Thursday, August 12, 2010

The Original Copy. Photography of Sculpture, 1839 to Today.






The Original Copy. Photography of Sculpture, 1839 to Today. Edited by Roxana Marcoci. Text by Roxana Marcoci, Geoffrey Batchen, Tobia Bezzola. Museum of Modern Art, New York, 2010. 242 pp., 120 colour illustrations, 180 black & white, 9½x12". Images from Amazon.

I'm very excited about the exhibition 'The Original Copy: Photography of Sculpture, 1839 to Today', which is showing at MoMA in New York until November 1st.

The exhibition "looks at how and why sculpture became a photographic subject and how photography at once informs and challenges our knowledge of sculpture".

This book, The Original Copy. Photography of Sculpture, 1839 to Today, was published to accompany the exhibition, and is described as:

"Since its birth in the first half of the nineteenth century, photography has offered extraordinary possibilities of documenting, redefining and disseminating works of art. Through crop, focus, angle of view, degree of close-up and lighting, as well as through expostfacto techniques of dark room manipulation, collage, montage and assemblage, artists not only interpret the works they record but create stunning reinventions of them.
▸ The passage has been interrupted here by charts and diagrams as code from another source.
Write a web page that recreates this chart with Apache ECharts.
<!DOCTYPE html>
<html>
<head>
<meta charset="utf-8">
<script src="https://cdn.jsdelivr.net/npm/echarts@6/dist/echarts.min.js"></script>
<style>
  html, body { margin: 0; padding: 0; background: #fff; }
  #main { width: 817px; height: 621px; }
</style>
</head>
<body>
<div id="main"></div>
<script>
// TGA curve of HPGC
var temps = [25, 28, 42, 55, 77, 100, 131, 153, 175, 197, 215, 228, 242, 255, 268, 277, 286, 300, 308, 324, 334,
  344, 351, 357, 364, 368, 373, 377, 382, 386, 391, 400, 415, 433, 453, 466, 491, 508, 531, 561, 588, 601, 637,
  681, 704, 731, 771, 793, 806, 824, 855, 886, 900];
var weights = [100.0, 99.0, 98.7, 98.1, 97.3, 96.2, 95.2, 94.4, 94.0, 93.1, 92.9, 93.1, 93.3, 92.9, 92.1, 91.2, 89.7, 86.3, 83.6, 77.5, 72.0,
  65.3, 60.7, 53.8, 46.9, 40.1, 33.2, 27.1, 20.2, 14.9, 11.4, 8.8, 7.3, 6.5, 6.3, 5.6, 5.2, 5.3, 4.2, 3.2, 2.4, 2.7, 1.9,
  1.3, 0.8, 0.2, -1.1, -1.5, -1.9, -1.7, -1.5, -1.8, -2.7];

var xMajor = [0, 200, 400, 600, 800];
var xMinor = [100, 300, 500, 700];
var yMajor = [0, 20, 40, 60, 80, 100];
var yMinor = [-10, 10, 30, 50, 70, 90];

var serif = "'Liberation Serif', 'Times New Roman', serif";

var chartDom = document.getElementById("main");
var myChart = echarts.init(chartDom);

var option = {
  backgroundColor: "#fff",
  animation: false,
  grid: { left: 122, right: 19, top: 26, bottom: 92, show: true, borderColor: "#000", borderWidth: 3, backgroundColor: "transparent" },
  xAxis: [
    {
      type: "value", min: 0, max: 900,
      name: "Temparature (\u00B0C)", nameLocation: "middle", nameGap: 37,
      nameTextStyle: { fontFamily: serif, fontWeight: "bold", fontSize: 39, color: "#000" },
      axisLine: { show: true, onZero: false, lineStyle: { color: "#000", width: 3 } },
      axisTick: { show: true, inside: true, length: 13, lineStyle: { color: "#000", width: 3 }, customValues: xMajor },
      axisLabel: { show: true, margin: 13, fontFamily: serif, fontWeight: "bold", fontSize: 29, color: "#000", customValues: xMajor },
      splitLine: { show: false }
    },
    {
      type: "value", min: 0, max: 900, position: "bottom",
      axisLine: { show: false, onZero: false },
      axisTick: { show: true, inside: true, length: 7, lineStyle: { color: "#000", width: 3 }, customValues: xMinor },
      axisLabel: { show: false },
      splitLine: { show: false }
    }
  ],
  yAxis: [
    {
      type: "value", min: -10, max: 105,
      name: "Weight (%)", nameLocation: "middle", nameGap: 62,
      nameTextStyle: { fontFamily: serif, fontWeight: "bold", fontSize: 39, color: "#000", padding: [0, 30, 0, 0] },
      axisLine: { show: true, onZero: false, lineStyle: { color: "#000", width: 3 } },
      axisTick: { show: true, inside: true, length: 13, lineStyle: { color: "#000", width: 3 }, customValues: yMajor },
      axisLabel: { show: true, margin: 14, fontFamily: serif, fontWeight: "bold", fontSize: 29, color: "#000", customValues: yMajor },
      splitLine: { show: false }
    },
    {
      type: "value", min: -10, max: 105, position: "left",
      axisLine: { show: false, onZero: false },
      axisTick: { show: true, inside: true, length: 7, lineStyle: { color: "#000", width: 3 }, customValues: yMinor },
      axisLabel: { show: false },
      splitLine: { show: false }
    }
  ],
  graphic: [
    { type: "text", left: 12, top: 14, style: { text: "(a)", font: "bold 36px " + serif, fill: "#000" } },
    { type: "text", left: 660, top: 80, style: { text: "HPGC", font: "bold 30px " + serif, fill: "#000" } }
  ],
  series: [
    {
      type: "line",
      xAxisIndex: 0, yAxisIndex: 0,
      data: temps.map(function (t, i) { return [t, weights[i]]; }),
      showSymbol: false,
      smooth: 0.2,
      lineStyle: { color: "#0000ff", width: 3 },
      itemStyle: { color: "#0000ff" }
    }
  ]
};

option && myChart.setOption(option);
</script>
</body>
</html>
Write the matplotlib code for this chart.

'The Original Copy: Photography of Sculpture, 1839 to Today' presents a critical examination of the intersections between photography and sculpture, exploring how the one medium has become implicated in the understanding of the other.

Through a selection of nearly 300 outstanding pictures by more than 100 artists from the nineteenth century to the present, 'The Original Copy' looks at how and why sculpture became a photographic subject and how photography at once informs and challenges our knowledge of sculpture.

The images range in subject from inanimate objects to performing bodies, and include major works by Manuel Alvarez Bravo, Eugène Atget, Herbert Bayer, Hans Bellmer, Constantin Brancusi, Brassaï, Claude Cahun, Ken Domon, Marcel Duchamp, Fischli/Weiss, Robert Frank, Lee Friedlander, David Goldblatt, Rachel Harrison, Hannah Höch, André Kertész, Louise Lawler, Man Ray, Bruce Nauman, Charles Nègre, David Smith, Alina Szapocznikow, Gillian Wearing, Hannah Wilke and Iwao Yamawaki, among others."


Both quotes from publisher's description / MoMA.